-- START Records to use --

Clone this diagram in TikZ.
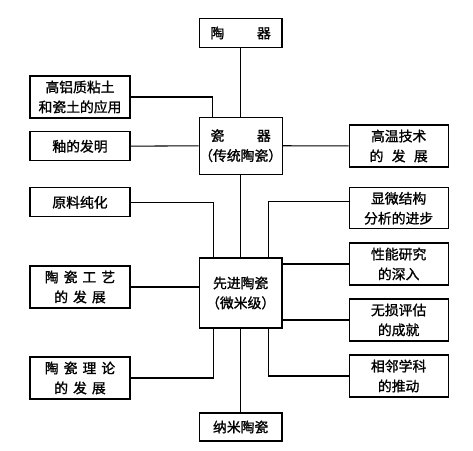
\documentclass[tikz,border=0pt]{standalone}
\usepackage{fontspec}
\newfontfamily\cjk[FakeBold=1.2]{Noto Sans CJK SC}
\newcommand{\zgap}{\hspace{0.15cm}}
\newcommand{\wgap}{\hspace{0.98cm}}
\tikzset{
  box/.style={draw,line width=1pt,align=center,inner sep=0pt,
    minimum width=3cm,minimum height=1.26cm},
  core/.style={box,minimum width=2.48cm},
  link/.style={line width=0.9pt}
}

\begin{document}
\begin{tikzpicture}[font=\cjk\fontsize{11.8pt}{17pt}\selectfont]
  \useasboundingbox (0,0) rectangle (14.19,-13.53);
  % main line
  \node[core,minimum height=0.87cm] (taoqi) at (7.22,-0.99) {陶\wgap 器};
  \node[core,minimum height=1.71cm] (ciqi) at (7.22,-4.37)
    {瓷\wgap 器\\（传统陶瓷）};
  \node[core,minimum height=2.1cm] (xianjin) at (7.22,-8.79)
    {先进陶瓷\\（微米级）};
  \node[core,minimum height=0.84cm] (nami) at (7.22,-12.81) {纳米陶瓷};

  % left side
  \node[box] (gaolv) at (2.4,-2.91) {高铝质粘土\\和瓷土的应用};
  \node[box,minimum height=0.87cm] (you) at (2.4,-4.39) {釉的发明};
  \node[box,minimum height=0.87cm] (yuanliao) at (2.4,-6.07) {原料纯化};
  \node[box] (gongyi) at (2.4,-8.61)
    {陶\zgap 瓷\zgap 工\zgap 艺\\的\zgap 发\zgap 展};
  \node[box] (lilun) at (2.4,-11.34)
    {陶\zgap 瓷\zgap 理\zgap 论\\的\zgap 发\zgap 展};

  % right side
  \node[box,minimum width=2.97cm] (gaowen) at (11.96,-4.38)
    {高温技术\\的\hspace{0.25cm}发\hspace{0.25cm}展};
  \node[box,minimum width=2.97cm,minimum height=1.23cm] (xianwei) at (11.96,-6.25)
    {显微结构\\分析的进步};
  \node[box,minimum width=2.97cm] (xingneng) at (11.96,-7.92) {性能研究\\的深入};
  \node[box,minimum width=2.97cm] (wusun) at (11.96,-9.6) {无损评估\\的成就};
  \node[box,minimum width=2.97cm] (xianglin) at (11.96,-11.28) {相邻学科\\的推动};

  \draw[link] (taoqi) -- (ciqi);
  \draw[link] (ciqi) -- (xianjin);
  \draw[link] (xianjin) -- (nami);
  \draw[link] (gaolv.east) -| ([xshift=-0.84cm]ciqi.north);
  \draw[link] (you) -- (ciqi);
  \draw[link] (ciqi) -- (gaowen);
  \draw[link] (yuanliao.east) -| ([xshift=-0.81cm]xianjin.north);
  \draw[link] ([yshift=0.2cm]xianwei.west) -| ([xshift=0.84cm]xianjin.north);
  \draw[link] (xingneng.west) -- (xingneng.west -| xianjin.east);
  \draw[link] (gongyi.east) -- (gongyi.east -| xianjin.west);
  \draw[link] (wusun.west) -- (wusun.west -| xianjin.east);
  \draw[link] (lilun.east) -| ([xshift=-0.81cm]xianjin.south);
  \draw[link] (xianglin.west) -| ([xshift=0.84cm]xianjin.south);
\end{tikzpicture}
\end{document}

-- END Records to use --
-- START Records to use --

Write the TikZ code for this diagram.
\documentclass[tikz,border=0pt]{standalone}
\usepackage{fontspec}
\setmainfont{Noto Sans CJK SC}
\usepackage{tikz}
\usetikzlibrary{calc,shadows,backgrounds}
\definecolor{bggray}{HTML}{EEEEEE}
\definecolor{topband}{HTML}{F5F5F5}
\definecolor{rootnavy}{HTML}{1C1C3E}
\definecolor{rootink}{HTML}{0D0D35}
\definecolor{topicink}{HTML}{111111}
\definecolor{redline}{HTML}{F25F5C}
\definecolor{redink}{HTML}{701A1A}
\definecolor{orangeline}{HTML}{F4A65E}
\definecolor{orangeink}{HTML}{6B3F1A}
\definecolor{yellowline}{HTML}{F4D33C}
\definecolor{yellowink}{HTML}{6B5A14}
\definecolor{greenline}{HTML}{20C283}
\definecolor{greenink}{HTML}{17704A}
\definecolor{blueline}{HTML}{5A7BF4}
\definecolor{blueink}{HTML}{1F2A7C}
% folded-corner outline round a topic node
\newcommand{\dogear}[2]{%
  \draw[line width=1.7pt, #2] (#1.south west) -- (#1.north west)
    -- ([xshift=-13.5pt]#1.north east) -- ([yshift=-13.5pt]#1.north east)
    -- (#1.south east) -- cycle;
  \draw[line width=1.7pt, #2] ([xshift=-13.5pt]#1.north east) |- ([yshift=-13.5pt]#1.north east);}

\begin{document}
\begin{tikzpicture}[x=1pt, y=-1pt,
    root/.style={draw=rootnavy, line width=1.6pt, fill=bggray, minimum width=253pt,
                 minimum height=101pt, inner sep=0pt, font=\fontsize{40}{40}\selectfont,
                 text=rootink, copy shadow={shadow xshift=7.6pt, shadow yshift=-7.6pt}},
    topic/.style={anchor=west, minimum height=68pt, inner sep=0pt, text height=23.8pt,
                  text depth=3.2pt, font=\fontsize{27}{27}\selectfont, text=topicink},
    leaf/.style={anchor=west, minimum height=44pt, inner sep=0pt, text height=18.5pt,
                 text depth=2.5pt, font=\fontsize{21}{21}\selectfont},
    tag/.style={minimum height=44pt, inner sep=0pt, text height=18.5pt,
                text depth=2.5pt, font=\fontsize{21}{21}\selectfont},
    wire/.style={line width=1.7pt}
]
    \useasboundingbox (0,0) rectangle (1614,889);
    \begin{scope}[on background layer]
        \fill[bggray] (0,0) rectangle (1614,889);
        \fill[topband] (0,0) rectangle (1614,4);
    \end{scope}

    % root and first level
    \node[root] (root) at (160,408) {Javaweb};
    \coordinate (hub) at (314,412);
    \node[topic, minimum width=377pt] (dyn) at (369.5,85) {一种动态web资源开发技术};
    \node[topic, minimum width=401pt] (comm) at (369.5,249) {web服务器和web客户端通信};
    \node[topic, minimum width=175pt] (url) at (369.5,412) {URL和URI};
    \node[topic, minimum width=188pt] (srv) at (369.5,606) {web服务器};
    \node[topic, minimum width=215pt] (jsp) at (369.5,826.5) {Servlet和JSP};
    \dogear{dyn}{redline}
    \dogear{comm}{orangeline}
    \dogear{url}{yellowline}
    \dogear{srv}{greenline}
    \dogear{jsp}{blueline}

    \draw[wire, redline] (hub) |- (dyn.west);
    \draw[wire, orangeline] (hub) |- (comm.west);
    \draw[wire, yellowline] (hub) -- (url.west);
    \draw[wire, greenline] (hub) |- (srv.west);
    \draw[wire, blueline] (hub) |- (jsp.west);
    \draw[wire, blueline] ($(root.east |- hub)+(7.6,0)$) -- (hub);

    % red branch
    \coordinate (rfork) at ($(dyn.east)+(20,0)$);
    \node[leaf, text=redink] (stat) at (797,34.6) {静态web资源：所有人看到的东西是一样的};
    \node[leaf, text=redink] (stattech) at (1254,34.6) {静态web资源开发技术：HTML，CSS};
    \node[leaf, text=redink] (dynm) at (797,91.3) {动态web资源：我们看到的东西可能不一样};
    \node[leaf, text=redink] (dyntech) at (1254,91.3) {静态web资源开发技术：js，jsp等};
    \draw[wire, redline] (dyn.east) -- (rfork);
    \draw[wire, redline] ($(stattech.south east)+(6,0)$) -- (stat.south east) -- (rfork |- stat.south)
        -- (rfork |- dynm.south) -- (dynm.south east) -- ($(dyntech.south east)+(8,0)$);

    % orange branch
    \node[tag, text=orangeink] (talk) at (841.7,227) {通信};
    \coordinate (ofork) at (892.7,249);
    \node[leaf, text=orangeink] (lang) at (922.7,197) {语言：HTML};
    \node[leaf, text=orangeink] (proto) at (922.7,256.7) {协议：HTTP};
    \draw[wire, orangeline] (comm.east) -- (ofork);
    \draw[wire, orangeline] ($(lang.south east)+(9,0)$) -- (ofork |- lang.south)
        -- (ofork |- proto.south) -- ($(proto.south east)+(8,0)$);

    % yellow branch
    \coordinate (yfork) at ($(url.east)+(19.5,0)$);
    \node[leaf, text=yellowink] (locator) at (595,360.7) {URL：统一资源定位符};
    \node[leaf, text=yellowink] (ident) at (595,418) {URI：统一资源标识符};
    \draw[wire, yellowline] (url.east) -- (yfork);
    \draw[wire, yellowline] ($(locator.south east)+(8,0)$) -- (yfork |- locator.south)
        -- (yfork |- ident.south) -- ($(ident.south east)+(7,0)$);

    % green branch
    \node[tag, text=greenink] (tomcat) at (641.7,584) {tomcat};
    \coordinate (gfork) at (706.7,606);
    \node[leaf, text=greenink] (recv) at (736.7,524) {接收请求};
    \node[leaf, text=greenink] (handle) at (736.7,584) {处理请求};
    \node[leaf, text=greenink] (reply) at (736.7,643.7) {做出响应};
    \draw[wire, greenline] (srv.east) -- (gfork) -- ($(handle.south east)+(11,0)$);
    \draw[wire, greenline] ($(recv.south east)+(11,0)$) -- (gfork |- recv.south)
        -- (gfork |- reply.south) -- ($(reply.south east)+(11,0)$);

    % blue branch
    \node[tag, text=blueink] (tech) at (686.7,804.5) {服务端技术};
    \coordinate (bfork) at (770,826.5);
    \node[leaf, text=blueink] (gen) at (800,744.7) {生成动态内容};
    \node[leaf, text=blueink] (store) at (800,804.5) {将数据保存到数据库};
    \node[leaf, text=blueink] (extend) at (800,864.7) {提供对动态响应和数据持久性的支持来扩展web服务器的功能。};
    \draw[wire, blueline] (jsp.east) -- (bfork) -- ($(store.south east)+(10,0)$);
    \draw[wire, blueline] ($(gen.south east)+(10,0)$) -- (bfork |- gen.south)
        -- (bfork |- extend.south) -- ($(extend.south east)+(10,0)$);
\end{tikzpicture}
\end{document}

-- END Records to use --
-- START Records to use --

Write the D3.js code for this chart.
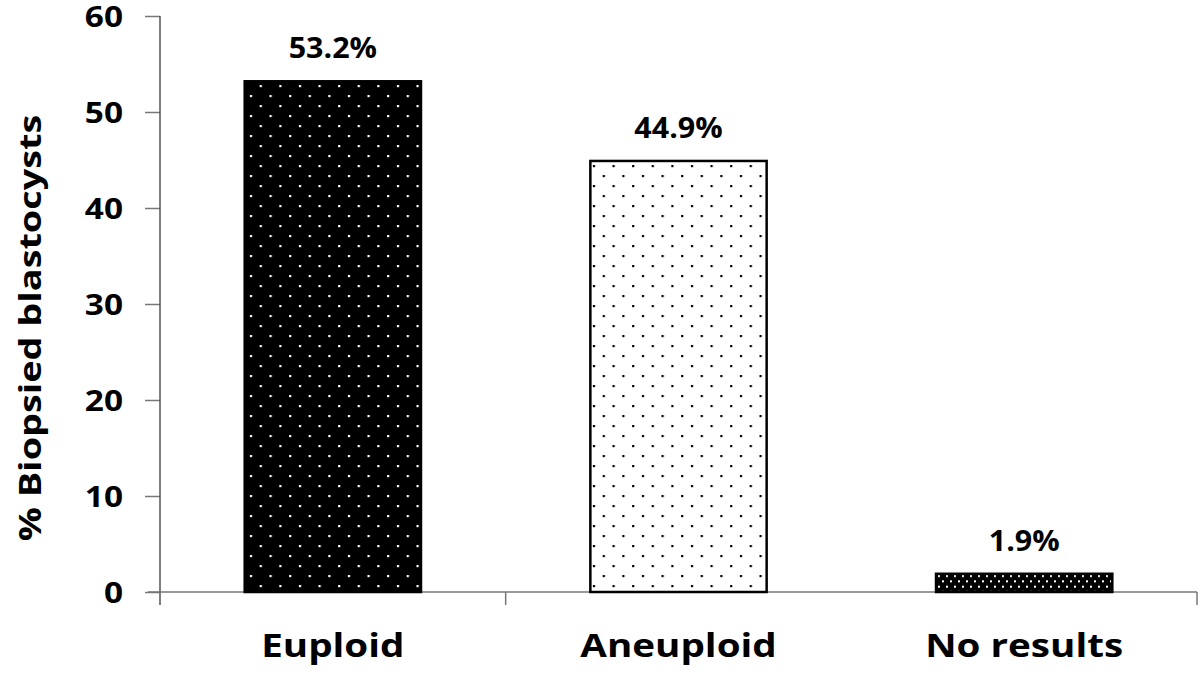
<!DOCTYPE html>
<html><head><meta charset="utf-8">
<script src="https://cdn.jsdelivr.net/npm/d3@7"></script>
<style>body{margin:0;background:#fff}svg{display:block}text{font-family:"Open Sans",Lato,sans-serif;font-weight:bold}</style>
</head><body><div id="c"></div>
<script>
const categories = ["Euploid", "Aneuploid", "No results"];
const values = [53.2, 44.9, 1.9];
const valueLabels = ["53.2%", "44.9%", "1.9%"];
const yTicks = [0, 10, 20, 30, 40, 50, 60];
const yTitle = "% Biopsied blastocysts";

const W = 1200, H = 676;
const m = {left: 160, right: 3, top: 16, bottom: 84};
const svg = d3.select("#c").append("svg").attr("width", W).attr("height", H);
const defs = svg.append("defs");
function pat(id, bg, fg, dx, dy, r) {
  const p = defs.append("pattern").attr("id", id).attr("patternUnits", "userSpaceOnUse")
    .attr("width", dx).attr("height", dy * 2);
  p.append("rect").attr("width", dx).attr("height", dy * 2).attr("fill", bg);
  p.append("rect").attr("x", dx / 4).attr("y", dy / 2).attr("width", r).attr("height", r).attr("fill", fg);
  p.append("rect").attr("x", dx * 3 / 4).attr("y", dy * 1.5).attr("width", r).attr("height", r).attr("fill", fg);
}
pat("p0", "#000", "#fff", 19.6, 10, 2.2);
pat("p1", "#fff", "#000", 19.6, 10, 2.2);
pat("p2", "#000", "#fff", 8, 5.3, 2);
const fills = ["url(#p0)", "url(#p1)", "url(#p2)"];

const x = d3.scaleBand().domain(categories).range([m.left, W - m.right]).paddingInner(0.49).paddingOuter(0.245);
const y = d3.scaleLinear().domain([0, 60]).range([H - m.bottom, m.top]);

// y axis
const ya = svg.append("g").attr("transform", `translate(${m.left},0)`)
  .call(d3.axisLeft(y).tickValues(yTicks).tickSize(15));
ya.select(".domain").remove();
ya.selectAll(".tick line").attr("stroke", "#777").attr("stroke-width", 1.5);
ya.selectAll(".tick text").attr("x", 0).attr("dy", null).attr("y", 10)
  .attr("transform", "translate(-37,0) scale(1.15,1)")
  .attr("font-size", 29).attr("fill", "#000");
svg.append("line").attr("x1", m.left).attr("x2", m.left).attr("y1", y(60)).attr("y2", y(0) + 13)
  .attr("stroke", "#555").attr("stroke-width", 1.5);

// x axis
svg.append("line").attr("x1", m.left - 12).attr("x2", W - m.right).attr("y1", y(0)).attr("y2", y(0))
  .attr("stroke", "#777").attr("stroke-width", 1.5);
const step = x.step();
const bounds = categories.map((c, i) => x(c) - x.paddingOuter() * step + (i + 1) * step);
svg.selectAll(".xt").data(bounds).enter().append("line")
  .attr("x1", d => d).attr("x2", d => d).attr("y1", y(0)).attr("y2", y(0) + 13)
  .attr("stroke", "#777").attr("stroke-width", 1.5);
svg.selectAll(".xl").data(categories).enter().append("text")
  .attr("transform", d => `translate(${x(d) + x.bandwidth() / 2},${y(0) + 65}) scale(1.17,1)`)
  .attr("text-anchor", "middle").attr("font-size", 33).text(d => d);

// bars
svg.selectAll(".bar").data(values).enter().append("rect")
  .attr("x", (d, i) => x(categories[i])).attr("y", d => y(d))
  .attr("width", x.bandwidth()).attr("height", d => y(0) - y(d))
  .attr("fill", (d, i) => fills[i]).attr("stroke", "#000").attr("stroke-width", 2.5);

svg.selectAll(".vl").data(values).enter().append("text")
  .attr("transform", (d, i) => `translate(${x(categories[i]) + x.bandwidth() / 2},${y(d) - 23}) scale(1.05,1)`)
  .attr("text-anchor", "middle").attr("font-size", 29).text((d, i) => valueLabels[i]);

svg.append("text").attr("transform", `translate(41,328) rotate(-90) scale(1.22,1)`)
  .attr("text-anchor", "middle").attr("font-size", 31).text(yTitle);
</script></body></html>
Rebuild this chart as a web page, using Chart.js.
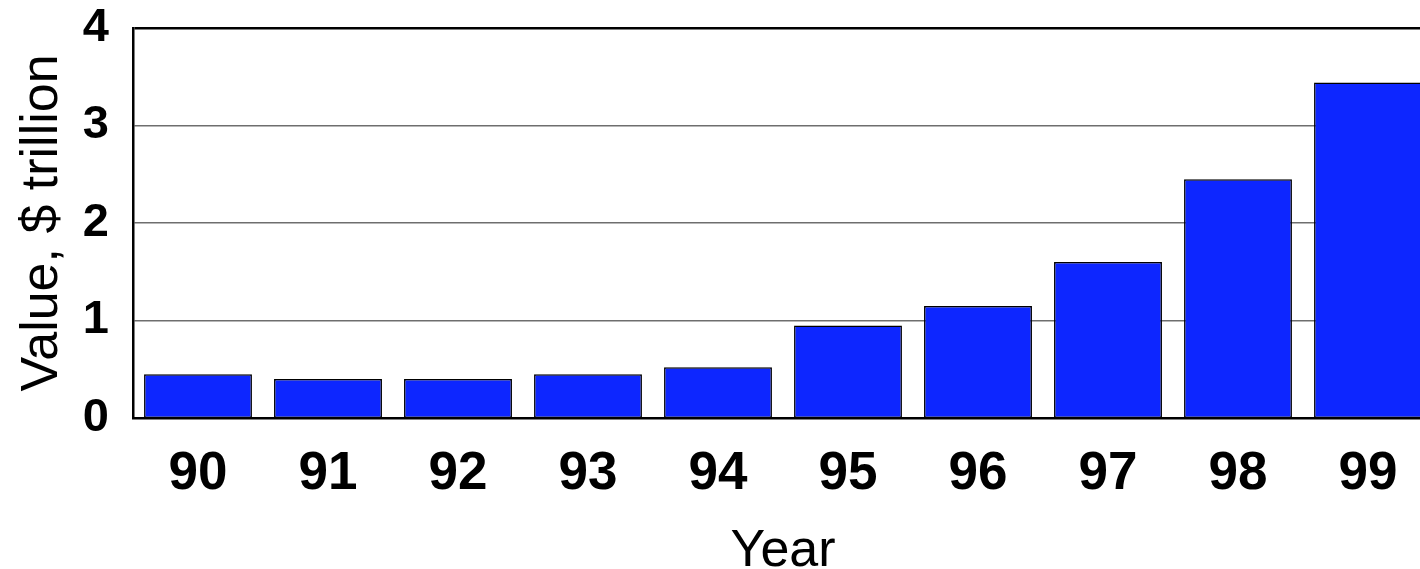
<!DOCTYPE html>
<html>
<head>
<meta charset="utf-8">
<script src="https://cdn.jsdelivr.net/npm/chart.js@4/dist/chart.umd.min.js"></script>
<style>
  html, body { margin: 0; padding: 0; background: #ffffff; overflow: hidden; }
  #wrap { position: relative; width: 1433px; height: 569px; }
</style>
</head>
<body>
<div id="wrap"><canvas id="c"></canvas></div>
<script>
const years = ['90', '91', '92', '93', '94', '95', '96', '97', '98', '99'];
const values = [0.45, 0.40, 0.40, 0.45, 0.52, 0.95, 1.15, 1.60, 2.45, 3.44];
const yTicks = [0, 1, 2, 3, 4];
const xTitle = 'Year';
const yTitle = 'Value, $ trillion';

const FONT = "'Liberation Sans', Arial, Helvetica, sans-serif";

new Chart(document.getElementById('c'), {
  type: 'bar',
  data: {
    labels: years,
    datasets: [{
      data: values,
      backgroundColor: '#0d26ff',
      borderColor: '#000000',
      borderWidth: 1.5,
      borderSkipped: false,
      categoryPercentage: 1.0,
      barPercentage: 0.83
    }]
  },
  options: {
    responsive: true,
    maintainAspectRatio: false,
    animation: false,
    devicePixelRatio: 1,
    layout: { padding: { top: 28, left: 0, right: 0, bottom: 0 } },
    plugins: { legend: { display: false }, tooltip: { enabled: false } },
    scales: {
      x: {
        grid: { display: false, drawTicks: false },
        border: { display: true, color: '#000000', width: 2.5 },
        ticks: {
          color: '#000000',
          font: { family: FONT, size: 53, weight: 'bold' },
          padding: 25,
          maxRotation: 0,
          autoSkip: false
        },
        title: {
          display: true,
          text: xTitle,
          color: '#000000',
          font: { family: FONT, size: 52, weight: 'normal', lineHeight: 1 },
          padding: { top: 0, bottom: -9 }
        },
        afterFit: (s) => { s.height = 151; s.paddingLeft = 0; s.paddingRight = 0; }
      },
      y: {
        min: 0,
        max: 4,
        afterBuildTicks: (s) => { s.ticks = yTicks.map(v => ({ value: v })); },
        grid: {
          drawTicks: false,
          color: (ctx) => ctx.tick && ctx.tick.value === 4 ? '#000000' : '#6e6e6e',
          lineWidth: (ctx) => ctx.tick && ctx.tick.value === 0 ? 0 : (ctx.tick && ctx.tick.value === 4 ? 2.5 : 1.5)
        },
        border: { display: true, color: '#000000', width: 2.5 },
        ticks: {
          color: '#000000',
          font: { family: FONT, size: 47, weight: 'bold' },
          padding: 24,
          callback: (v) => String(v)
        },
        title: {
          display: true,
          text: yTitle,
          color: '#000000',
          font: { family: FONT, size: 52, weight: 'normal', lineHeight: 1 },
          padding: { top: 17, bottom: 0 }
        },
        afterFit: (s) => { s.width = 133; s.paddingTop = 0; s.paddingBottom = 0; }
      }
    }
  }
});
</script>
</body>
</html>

-- END Records to use --

Keep to the stretch from the line containing "Clone this diagram in TikZ." through the line containing "width=2.97cm] (xianglin) at", both ends included, and copy it exactly from the listing above, minus the pictures.

# Result for this task
Clone this diagram in TikZ.
\documentclass[tikz,border=0pt]{standalone}
\usepackage{fontspec}
\newfontfamily\cjk[FakeBold=1.2]{Noto Sans CJK SC}
\newcommand{\zgap}{\hspace{0.15cm}}
\newcommand{\wgap}{\hspace{0.98cm}}
\tikzset{
  box/.style={draw,line width=1pt,align=center,inner sep=0pt,
    minimum width=3cm,minimum height=1.26cm},
  core/.style={box,minimum width=2.48cm},
  link/.style={line width=0.9pt}
}

\begin{document}
\begin{tikzpicture}[font=\cjk\fontsize{11.8pt}{17pt}\selectfont]
  \useasboundingbox (0,0) rectangle (14.19,-13.53);
  % main line
  \node[core,minimum height=0.87cm] (taoqi) at (7.22,-0.99) {陶\wgap 器};
  \node[core,minimum height=1.71cm] (ciqi) at (7.22,-4.37)
    {瓷\wgap 器\\（传统陶瓷）};
  \node[core,minimum height=2.1cm] (xianjin) at (7.22,-8.79)
    {先进陶瓷\\（微米级）};
  \node[core,minimum height=0.84cm] (nami) at (7.22,-12.81) {纳米陶瓷};

  % left side
  \node[box] (gaolv) at (2.4,-2.91) {高铝质粘土\\和瓷土的应用};
  \node[box,minimum height=0.87cm] (you) at (2.4,-4.39) {釉的发明};
  \node[box,minimum height=0.87cm] (yuanliao) at (2.4,-6.07) {原料纯化};
  \node[box] (gongyi) at (2.4,-8.61)
    {陶\zgap 瓷\zgap 工\zgap 艺\\的\zgap 发\zgap 展};
  \node[box] (lilun) at (2.4,-11.34)
    {陶\zgap 瓷\zgap 理\zgap 论\\的\zgap 发\zgap 展};

  % right side
  \node[box,minimum width=2.97cm] (gaowen) at (11.96,-4.38)
    {高温技术\\的\hspace{0.25cm}发\hspace{0.25cm}展};
  \node[box,minimum width=2.97cm,minimum height=1.23cm] (xianwei) at (11.96,-6.25)
    {显微结构\\分析的进步};
  \node[box,minimum width=2.97cm] (xingneng) at (11.96,-7.92) {性能研究\\的深入};
  \node[box,minimum width=2.97cm] (wusun) at (11.96,-9.6) {无损评估\\的成就};
  \node[box,minimum width=2.97cm] (xianglin) at (11.96,-11.28) {相邻学科\\的推动};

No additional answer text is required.